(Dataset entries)
····················
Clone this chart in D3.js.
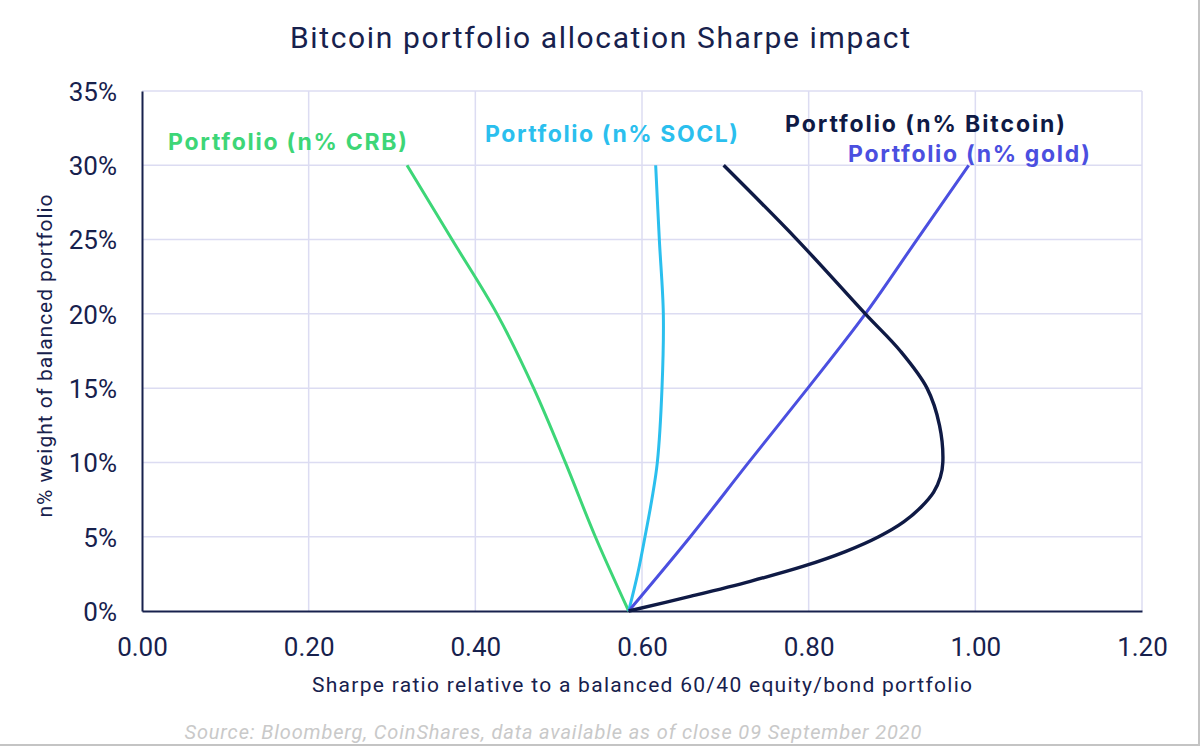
<!DOCTYPE html>
<html lang="en">
<head>
  <meta charset="utf-8">
  <script src="https://d3js.org/d3.v7.min.js"></script>
  <style>
    html, body { margin: 0; padding: 0; background: #fff; }
    svg { display: block; }
  </style>
</head>
<body>
  <div id="chart"></div>

  <script>
    "use strict"

    // n% weight of the balanced portfolio (y) and the Sharpe ratio (x)
    var pesosBitcoin = [0, 1, 2, 3, 4, 5, 6, 7, 8, 9, 10, 12.5, 15, 17.5, 20, 25, 30];
    var sharpeBitcoin = [0.584, 0.659, 0.730, 0.793, 0.844, 0.884, 0.914, 0.935, 0.950, 0.958, 0.961, 0.957, 0.942, 0.910, 0.868, 0.786, 0.698];

    var pesosGold = [0, 5, 10, 15, 20, 25, 30];
    var sharpeGold = [0.584, 0.658, 0.728, 0.799, 0.868, 0.930, 0.992];

    var pesosSocl = [0, 2.5, 5, 7.5, 10, 15, 20, 25, 30];
    var sharpeSocl = [0.584, 0.5948, 0.6036, 0.6118, 0.6184, 0.624, 0.6256, 0.6208, 0.6164];

    var pesosCrb = [0, 5, 10, 15, 20, 25, 30];
    var sharpeCrb = [0.584, 0.544, 0.508, 0.470, 0.426, 0.372, 0.318];

    var ticksX = [0, 0.2, 0.4, 0.6, 0.8, 1.0, 1.2];
    var ticksY = [0, 5, 10, 15, 20, 25, 30, 35];

    var series = [
      { nome: "Portfolio (n% CRB)", pesos: pesosCrb, sharpe: sharpeCrb, cor: "#3dd677", lx: 168, ly: 150, lw: 239 },
      { nome: "Portfolio (n% SOCL)", pesos: pesosSocl, sharpe: sharpeSocl, cor: "#2bbfee", lx: 485, ly: 142, lw: 253 },
      { nome: "Portfolio (n% gold)", pesos: pesosGold, sharpe: sharpeGold, cor: "#4b4fe0", lx: 848, ly: 162, lw: 242 },
      { nome: "Portfolio (n% Bitcoin)", pesos: pesosBitcoin, sharpe: sharpeBitcoin, cor: "#0f1a45", lx: 785, ly: 132, lw: 280 }
    ];

    var corTexto = "#17214d";
    var corGrade = "#dcdcf2";

    var larguraSVG = 1200, alturaSVG = 746;
    var margin = { top: 91, right: 58, bottom: 135, left: 142 },
        larguraVis = larguraSVG - margin.left - margin.right,
        alturaVis = alturaSVG - margin.top - margin.bottom;

    var svg = d3.select("#chart")
      .append("svg")
        .attr("width", larguraSVG)
        .attr("height", alturaSVG);

    var grafico = svg.append("g")
        .attr("transform", "translate(" + margin.left + "," + margin.top + ")");

    var x = d3.scaleLinear().domain([0, 1.2]).range([0, larguraVis]);
    var y = d3.scaleLinear().domain([0, 35]).range([alturaVis, 0]);

    // grade
    grafico.append("g")
      .selectAll("line")
      .data(ticksX.slice(1))
      .enter().append("line")
        .attr("x1", d => x(d)).attr("x2", d => x(d))
        .attr("y1", y(35)).attr("y2", y(0))
        .attr("stroke", corGrade)
        .attr("stroke-width", 1.5);

    grafico.append("g")
      .selectAll("line")
      .data(ticksY.slice(1))
      .enter().append("line")
        .attr("x1", 0).attr("x2", larguraVis)
        .attr("y1", d => y(d)).attr("y2", d => y(d))
        .attr("stroke", corGrade)
        .attr("stroke-width", 1.5);

    // eixos
    var eixoX = grafico.append("g")
      .attr("transform", "translate(0," + alturaVis + ")")
      .call(d3.axisBottom(x).tickValues(ticksX).tickFormat(d3.format(".2f")).tickSize(0).tickPadding(27));

    var eixoY = grafico.append("g")
      .call(d3.axisLeft(y).tickValues(ticksY).tickFormat(d => d + "%").tickSize(0).tickPadding(25));

    [eixoX, eixoY].forEach(function (e) {
      e.select(".domain").attr("stroke", corTexto).attr("stroke-width", 2);
      e.selectAll("text")
        .attr("fill", corTexto)
        .style("font-family", "Roboto, sans-serif")
        .style("font-size", "26px");
    });
    eixoX.selectAll("text").attr("dy", "0.71em");
    eixoY.selectAll("text").attr("dy", "0.36em");

    // linhas
    var linha = d3.line()
      .x(d => x(d[1]))
      .y(d => y(d[0]))
      .curve(d3.curveCatmullRom.alpha(0.5));

    grafico.append("g")
      .selectAll("path")
      .data(series)
      .enter().append("path")
        .attr("d", s => linha(d3.zip(s.pesos, s.sharpe)))
        .attr("fill", "none")
        .attr("stroke", s => s.cor)
        .attr("stroke-width", s => s.nome.indexOf("Bitcoin") >= 0 ? 3.4 : 3)
        .attr("stroke-linejoin", "round");

    // rotulos das series
    svg.append("g")
      .selectAll("text")
      .data(series)
      .enter().append("text")
        .attr("x", s => s.lx)
        .attr("y", s => s.ly)
        .attr("textLength", s => s.lw)
        .text(s => s.nome)
        .attr("fill", s => s.cor)
        .style("font-family", "Inter, sans-serif")
        .style("font-weight", "bold")
        .style("font-size", "23px");

    // titulos
    svg.append("text")
      .attr("x", 600).attr("y", 48)
      .attr("text-anchor", "middle")
      .attr("textLength", 620)
      .text("Bitcoin portfolio allocation Sharpe impact")
      .attr("fill", corTexto)
      .style("font-family", "Roboto, sans-serif")
      .style("font-size", "30px");

    svg.append("text")
      .attr("x", 642).attr("y", 692)
      .attr("text-anchor", "middle")
      .attr("textLength", 660)
      .text("Sharpe ratio relative to a balanced 60/40 equity/bond portfolio")
      .attr("fill", corTexto)
      .style("font-family", "Roboto, sans-serif")
      .style("font-size", "21px");

    svg.append("text")
      .attr("transform", "translate(52,356) rotate(-90)")
      .attr("text-anchor", "middle")
      .attr("textLength", 323)
      .text("n% weight of balanced portfolio")
      .attr("fill", corTexto)
      .style("font-family", "Roboto, sans-serif")
      .style("font-size", "21px");

    svg.append("text")
      .attr("x", 553).attr("y", 739)
      .attr("text-anchor", "middle")
      .attr("textLength", 737)
      .text("Source: Bloomberg, CoinShares, data available as of close 09 September 2020")
      .attr("fill", "#c9c9c9")
      .style("font-family", "Roboto, sans-serif")
      .style("font-style", "italic")
      .style("font-size", "20px");

    // moldura cinza a direita e embaixo
    svg.append("line")
      .attr("x1", 0).attr("x2", larguraSVG)
      .attr("y1", alturaSVG - 1).attr("y2", alturaSVG - 1)
      .attr("stroke", "#c4c4c4").attr("stroke-width", 2);
    svg.append("line")
      .attr("x1", larguraSVG - 1).attr("x2", larguraSVG - 1)
      .attr("y1", 0).attr("y2", alturaSVG)
      .attr("stroke", "#c4c4c4").attr("stroke-width", 2);
  </script>
</body>
</html>
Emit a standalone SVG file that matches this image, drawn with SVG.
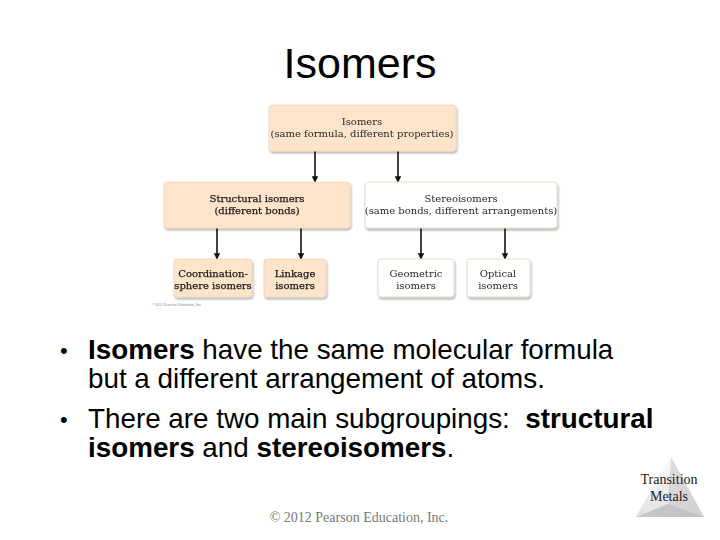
····················
• **Short problem**: Using the material above, set down every line exactly, but skip the pictures.

• **Full response**:
Clone this chart in D3.js.
<!DOCTYPE html>
<html lang="en">
<head>
  <meta charset="utf-8">
  <script src="https://d3js.org/d3.v7.min.js"></script>
  <style>
    html, body { margin: 0; padding: 0; background: #fff; }
    svg { display: block; }
  </style>
</head>
<body>
  <div id="chart"></div>

  <script>
    "use strict"

    // n% weight of the balanced portfolio (y) and the Sharpe ratio (x)
    var pesosBitcoin = [0, 1, 2, 3, 4, 5, 6, 7, 8, 9, 10, 12.5, 15, 17.5, 20, 25, 30];
    var sharpeBitcoin = [0.584, 0.659, 0.730, 0.793, 0.844, 0.884, 0.914, 0.935, 0.950, 0.958, 0.961, 0.957, 0.942, 0.910, 0.868, 0.786, 0.698];

    var pesosGold = [0, 5, 10, 15, 20, 25, 30];
    var sharpeGold = [0.584, 0.658, 0.728, 0.799, 0.868, 0.930, 0.992];

    var pesosSocl = [0, 2.5, 5, 7.5, 10, 15, 20, 25, 30];
    var sharpeSocl = [0.584, 0.5948, 0.6036, 0.6118, 0.6184, 0.624, 0.6256, 0.6208, 0.6164];

    var pesosCrb = [0, 5, 10, 15, 20, 25, 30];
    var sharpeCrb = [0.584, 0.544, 0.508, 0.470, 0.426, 0.372, 0.318];

    var ticksX = [0, 0.2, 0.4, 0.6, 0.8, 1.0, 1.2];
    var ticksY = [0, 5, 10, 15, 20, 25, 30, 35];

    var series = [
      { nome: "Portfolio (n% CRB)", pesos: pesosCrb, sharpe: sharpeCrb, cor: "#3dd677", lx: 168, ly: 150, lw: 239 },
      { nome: "Portfolio (n% SOCL)", pesos: pesosSocl, sharpe: sharpeSocl, cor: "#2bbfee", lx: 485, ly: 142, lw: 253 },
      { nome: "Portfolio (n% gold)", pesos: pesosGold, sharpe: sharpeGold, cor: "#4b4fe0", lx: 848, ly: 162, lw: 242 },
      { nome: "Portfolio (n% Bitcoin)", pesos: pesosBitcoin, sharpe: sharpeBitcoin, cor: "#0f1a45", lx: 785, ly: 132, lw: 280 }
    ];

    var corTexto = "#17214d";
    var corGrade = "#dcdcf2";

    var larguraSVG = 1200, alturaSVG = 746;
    var margin = { top: 91, right: 58, bottom: 135, left: 142 },
        larguraVis = larguraSVG - margin.left - margin.right,
        alturaVis = alturaSVG - margin.top - margin.bottom;

    var svg = d3.select("#chart")
      .append("svg")
        .attr("width", larguraSVG)
        .attr("height", alturaSVG);

    var grafico = svg.append("g")
        .attr("transform", "translate(" + margin.left + "," + margin.top + ")");

    var x = d3.scaleLinear().domain([0, 1.2]).range([0, larguraVis]);
    var y = d3.scaleLinear().domain([0, 35]).range([alturaVis, 0]);

    // grade
    grafico.append("g")
      .selectAll("line")
      .data(ticksX.slice(1))
      .enter().append("line")
        .attr("x1", d => x(d)).attr("x2", d => x(d))
        .attr("y1", y(35)).attr("y2", y(0))
        .attr("stroke", corGrade)
        .attr("stroke-width", 1.5);

    grafico.append("g")
      .selectAll("line")
      .data(ticksY.slice(1))
      .enter().append("line")
        .attr("x1", 0).attr("x2", larguraVis)
        .attr("y1", d => y(d)).attr("y2", d => y(d))
        .attr("stroke", corGrade)
        .attr("stroke-width", 1.5);

    // eixos
    var eixoX = grafico.append("g")
      .attr("transform", "translate(0," + alturaVis + ")")
      .call(d3.axisBottom(x).tickValues(ticksX).tickFormat(d3.format(".2f")).tickSize(0).tickPadding(27));

    var eixoY = grafico.append("g")
      .call(d3.axisLeft(y).tickValues(ticksY).tickFormat(d => d + "%").tickSize(0).tickPadding(25));

    [eixoX, eixoY].forEach(function (e) {
      e.select(".domain").attr("stroke", corTexto).attr("stroke-width", 2);
      e.selectAll("text")
        .attr("fill", corTexto)
        .style("font-family", "Roboto, sans-serif")
        .style("font-size", "26px");
    });
    eixoX.selectAll("text").attr("dy", "0.71em");
    eixoY.selectAll("text").attr("dy", "0.36em");

    // linhas
    var linha = d3.line()
      .x(d => x(d[1]))
      .y(d => y(d[0]))
      .curve(d3.curveCatmullRom.alpha(0.5));

    grafico.append("g")
      .selectAll("path")
      .data(series)
      .enter().append("path")
        .attr("d", s => linha(d3.zip(s.pesos, s.sharpe)))
        .attr("fill", "none")
        .attr("stroke", s => s.cor)
        .attr("stroke-width", s => s.nome.indexOf("Bitcoin") >= 0 ? 3.4 : 3)
        .attr("stroke-linejoin", "round");

    // rotulos das series
    svg.append("g")
      .selectAll("text")
      .data(series)
      .enter().append("text")
        .attr("x", s => s.lx)
        .attr("y", s => s.ly)
        .attr("textLength", s => s.lw)
        .text(s => s.nome)
        .attr("fill", s => s.cor)
        .style("font-family", "Inter, sans-serif")
        .style("font-weight", "bold")
        .style("font-size", "23px");

    // titulos
    svg.append("text")
      .attr("x", 600).attr("y", 48)
      .attr("text-anchor", "middle")
      .attr("textLength", 620)
      .text("Bitcoin portfolio allocation Sharpe impact")
      .attr("fill", corTexto)
      .style("font-family", "Roboto, sans-serif")
      .style("font-size", "30px");

    svg.append("text")
      .attr("x", 642).attr("y", 692)
      .attr("text-anchor", "middle")
      .attr("textLength", 660)
      .text("Sharpe ratio relative to a balanced 60/40 equity/bond portfolio")
      .attr("fill", corTexto)
      .style("font-family", "Roboto, sans-serif")
      .style("font-size", "21px");

    svg.append("text")
      .attr("transform", "translate(52,356) rotate(-90)")
      .attr("text-anchor", "middle")
      .attr("textLength", 323)
      .text("n% weight of balanced portfolio")
      .attr("fill", corTexto)
      .style("font-family", "Roboto, sans-serif")
      .style("font-size", "21px");

    svg.append("text")
      .attr("x", 553).attr("y", 739)
      .attr("text-anchor", "middle")
      .attr("textLength", 737)
      .text("Source: Bloomberg, CoinShares, data available as of close 09 September 2020")
      .attr("fill", "#c9c9c9")
      .style("font-family", "Roboto, sans-serif")
      .style("font-style", "italic")
      .style("font-size", "20px");

    // moldura cinza a direita e embaixo
    svg.append("line")
      .attr("x1", 0).attr("x2", larguraSVG)
      .attr("y1", alturaSVG - 1).attr("y2", alturaSVG - 1)
      .attr("stroke", "#c4c4c4").attr("stroke-width", 2);
    svg.append("line")
      .attr("x1", larguraSVG - 1).attr("x2", larguraSVG - 1)
      .attr("y1", 0).attr("y2", alturaSVG)
      .attr("stroke", "#c4c4c4").attr("stroke-width", 2);
  </script>
</body>
</html>
Emit a standalone SVG file that matches this image, drawn with SVG.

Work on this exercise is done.